▸ **The task**
Scan the records below for the line with "Convert this chart to matplotlib code." and the line with "fig = plt.figure(figsize=(5.54, 5.05), dpi=100)", and retype that range exactly, both ends included, pictures excepted.

▸ **Provided data**
** Begin **
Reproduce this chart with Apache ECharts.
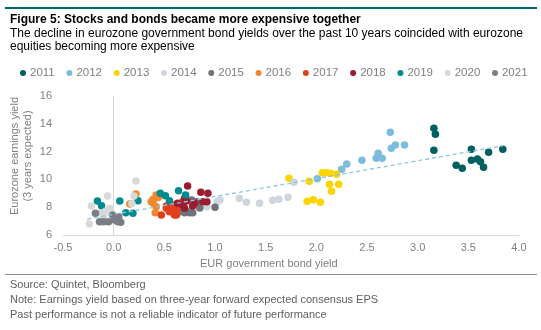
** End **
** Begin **
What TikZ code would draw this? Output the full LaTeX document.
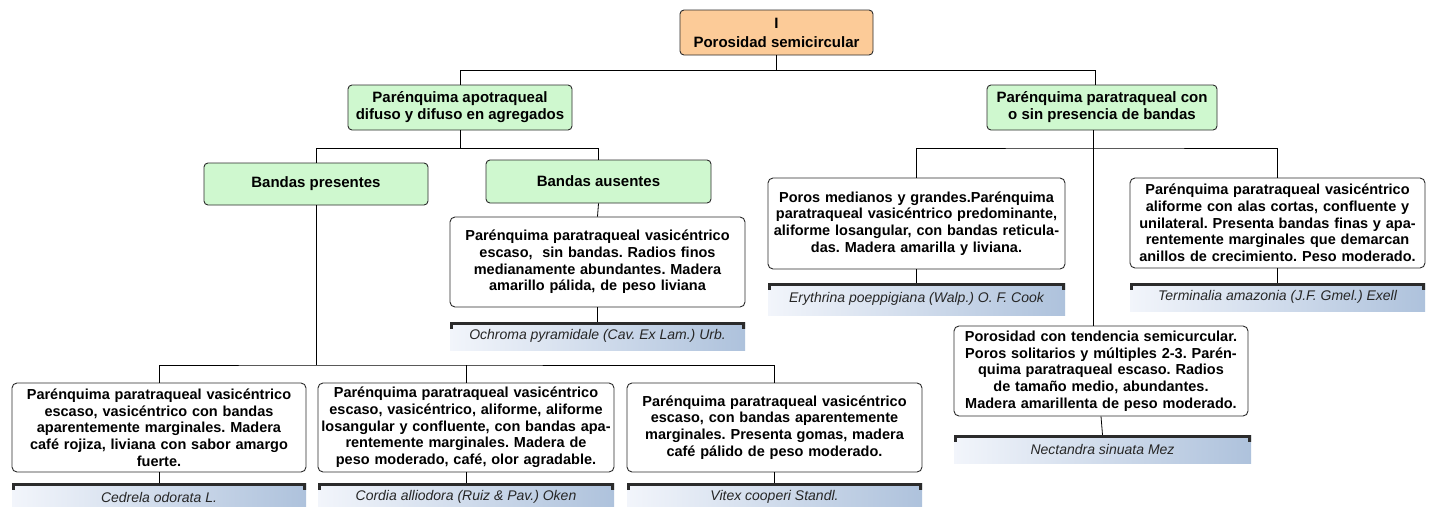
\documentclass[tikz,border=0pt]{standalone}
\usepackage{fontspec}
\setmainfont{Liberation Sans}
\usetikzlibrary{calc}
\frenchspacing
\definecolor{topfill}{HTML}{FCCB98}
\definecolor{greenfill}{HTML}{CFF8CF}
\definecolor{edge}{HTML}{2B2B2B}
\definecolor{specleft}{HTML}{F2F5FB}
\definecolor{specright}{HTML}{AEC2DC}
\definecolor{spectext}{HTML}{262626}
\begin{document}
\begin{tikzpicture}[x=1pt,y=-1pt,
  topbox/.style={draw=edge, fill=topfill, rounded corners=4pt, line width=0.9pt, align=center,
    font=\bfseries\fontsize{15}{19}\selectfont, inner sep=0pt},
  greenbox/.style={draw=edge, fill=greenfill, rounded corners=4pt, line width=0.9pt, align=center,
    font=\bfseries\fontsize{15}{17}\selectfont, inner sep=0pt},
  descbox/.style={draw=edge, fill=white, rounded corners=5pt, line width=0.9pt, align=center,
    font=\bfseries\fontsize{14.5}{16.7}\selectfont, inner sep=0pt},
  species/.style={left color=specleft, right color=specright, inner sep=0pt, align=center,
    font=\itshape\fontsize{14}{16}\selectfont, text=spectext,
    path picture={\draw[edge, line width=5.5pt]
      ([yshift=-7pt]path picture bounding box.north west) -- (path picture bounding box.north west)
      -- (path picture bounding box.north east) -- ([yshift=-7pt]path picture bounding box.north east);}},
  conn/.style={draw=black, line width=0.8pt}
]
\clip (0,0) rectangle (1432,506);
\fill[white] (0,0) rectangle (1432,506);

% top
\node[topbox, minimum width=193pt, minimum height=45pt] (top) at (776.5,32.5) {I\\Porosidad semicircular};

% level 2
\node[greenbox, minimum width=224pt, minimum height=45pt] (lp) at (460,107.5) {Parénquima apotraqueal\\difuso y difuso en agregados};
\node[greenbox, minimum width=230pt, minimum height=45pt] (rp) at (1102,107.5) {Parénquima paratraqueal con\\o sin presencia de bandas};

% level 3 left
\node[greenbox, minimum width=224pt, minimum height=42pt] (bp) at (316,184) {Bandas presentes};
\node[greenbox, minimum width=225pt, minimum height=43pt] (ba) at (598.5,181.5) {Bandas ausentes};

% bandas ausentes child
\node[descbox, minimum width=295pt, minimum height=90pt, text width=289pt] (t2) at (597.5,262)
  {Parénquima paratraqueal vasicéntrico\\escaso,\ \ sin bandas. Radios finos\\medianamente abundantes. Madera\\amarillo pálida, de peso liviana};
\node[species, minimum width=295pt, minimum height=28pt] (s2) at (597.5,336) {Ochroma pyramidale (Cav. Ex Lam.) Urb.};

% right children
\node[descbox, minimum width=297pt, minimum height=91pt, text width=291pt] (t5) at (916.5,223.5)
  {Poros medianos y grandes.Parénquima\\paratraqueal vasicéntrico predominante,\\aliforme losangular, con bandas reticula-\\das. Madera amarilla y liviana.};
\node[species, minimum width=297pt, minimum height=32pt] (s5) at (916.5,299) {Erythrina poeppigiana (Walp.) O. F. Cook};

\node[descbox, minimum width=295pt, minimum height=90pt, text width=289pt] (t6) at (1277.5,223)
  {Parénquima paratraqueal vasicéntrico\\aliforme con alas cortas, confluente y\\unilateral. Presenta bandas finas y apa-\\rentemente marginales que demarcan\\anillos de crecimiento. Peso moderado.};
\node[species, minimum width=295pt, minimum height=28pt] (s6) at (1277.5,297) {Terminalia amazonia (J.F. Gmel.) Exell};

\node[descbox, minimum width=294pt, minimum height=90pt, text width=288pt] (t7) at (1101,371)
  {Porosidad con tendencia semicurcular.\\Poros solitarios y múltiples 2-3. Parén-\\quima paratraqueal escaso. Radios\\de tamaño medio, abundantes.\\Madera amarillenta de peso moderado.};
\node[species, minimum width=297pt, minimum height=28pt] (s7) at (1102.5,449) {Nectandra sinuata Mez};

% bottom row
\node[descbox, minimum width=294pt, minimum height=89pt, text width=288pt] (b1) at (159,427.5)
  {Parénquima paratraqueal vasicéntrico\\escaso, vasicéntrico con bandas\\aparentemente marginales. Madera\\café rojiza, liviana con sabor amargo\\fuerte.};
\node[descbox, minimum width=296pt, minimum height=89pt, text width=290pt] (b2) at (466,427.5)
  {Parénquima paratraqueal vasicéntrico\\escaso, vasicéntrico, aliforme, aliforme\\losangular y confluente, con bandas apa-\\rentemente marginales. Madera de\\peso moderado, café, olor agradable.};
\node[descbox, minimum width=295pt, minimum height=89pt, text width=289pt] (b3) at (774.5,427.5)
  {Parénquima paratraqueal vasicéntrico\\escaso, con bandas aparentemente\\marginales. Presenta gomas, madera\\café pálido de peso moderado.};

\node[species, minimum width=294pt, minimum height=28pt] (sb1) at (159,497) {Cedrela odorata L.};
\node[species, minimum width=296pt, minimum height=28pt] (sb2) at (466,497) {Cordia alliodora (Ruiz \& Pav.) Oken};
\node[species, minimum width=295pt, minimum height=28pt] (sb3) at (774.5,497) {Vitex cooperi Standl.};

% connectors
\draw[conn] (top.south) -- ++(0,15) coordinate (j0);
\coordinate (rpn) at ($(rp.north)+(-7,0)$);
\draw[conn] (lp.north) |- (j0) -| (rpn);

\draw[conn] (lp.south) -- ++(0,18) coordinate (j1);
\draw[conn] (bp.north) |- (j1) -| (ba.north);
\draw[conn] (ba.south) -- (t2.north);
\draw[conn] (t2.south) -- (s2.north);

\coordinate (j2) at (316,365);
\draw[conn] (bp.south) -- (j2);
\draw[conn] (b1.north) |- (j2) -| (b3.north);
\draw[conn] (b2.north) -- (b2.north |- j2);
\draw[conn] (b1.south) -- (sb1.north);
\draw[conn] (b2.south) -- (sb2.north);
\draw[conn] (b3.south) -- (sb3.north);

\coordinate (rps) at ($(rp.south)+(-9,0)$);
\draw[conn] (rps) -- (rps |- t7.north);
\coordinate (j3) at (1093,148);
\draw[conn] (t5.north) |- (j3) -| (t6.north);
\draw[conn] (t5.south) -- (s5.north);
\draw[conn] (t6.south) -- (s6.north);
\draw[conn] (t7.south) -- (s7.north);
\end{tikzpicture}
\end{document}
** End **
** Begin **
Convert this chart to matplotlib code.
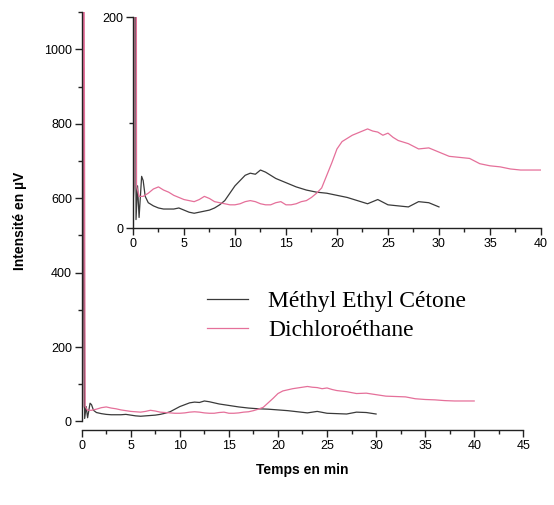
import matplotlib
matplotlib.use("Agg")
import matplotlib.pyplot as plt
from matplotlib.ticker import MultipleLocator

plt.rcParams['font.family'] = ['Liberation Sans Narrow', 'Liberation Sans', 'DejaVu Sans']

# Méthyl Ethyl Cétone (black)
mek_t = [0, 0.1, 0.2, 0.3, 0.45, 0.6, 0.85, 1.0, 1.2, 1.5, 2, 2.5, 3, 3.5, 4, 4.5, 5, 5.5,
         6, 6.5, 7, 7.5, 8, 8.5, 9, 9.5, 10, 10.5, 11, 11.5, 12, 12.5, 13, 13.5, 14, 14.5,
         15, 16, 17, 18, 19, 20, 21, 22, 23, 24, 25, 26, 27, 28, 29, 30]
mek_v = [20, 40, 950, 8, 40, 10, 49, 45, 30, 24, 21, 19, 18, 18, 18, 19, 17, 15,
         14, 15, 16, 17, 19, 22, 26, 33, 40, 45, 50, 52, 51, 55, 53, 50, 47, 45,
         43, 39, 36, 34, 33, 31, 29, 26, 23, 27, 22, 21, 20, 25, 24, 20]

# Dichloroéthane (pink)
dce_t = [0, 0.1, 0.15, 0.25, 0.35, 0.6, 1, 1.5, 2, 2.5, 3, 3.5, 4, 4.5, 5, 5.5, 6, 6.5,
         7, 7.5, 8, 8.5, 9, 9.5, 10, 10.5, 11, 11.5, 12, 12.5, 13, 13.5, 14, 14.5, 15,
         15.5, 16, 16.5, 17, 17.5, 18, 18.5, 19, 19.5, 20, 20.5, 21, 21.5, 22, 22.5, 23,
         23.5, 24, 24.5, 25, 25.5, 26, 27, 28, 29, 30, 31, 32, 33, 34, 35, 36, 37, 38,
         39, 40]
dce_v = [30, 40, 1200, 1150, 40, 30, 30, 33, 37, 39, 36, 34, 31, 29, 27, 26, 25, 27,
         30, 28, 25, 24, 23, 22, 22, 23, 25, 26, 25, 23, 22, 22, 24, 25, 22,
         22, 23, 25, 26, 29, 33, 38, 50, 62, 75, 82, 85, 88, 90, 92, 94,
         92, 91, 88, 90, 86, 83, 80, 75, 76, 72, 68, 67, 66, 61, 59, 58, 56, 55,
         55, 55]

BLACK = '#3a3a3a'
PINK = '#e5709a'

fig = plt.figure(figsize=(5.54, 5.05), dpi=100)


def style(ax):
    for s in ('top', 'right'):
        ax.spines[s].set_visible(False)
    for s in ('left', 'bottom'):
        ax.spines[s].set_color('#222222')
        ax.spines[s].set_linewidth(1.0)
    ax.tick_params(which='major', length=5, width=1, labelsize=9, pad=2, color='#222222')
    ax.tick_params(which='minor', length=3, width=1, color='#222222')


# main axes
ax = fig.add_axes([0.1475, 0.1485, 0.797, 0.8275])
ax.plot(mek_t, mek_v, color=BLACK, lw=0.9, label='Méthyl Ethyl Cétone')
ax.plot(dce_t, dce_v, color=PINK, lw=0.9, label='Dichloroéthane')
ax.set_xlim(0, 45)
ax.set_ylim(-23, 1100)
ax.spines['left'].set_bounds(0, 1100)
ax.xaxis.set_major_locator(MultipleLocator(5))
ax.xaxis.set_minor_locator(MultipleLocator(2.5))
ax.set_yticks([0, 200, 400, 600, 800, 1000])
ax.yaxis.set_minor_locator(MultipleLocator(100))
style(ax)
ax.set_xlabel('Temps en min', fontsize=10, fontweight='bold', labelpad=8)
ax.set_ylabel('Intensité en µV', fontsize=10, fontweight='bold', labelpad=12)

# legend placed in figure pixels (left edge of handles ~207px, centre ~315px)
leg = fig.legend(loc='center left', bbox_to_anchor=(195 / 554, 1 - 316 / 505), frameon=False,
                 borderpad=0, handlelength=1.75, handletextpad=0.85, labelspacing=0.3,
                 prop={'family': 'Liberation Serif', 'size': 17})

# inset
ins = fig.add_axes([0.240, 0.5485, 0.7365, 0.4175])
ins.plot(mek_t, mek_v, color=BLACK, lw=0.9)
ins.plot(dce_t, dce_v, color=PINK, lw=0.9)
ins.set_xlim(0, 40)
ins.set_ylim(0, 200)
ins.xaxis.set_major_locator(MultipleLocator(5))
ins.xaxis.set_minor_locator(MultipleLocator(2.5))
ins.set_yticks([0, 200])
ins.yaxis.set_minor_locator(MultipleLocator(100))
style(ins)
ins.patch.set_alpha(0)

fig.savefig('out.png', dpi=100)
** End **
▸ **Response**
Convert this chart to matplotlib code.
import matplotlib
matplotlib.use("Agg")
import matplotlib.pyplot as plt
from matplotlib.ticker import MultipleLocator

plt.rcParams['font.family'] = ['Liberation Sans Narrow', 'Liberation Sans', 'DejaVu Sans']

# Méthyl Ethyl Cétone (black)
mek_t = [0, 0.1, 0.2, 0.3, 0.45, 0.6, 0.85, 1.0, 1.2, 1.5, 2, 2.5, 3, 3.5, 4, 4.5, 5, 5.5,
         6, 6.5, 7, 7.5, 8, 8.5, 9, 9.5, 10, 10.5, 11, 11.5, 12, 12.5, 13, 13.5, 14, 14.5,
         15, 16, 17, 18, 19, 20, 21, 22, 23, 24, 25, 26, 27, 28, 29, 30]
mek_v = [20, 40, 950, 8, 40, 10, 49, 45, 30, 24, 21, 19, 18, 18, 18, 19, 17, 15,
         14, 15, 16, 17, 19, 22, 26, 33, 40, 45, 50, 52, 51, 55, 53, 50, 47, 45,
         43, 39, 36, 34, 33, 31, 29, 26, 23, 27, 22, 21, 20, 25, 24, 20]

# Dichloroéthane (pink)
dce_t = [0, 0.1, 0.15, 0.25, 0.35, 0.6, 1, 1.5, 2, 2.5, 3, 3.5, 4, 4.5, 5, 5.5, 6, 6.5,
         7, 7.5, 8, 8.5, 9, 9.5, 10, 10.5, 11, 11.5, 12, 12.5, 13, 13.5, 14, 14.5, 15,
         15.5, 16, 16.5, 17, 17.5, 18, 18.5, 19, 19.5, 20, 20.5, 21, 21.5, 22, 22.5, 23,
         23.5, 24, 24.5, 25, 25.5, 26, 27, 28, 29, 30, 31, 32, 33, 34, 35, 36, 37, 38,
         39, 40]
dce_v = [30, 40, 1200, 1150, 40, 30, 30, 33, 37, 39, 36, 34, 31, 29, 27, 26, 25, 27,
         30, 28, 25, 24, 23, 22, 22, 23, 25, 26, 25, 23, 22, 22, 24, 25, 22,
         22, 23, 25, 26, 29, 33, 38, 50, 62, 75, 82, 85, 88, 90, 92, 94,
         92, 91, 88, 90, 86, 83, 80, 75, 76, 72, 68, 67, 66, 61, 59, 58, 56, 55,
         55, 55]

BLACK = '#3a3a3a'
PINK = '#e5709a'

fig = plt.figure(figsize=(5.54, 5.05), dpi=100)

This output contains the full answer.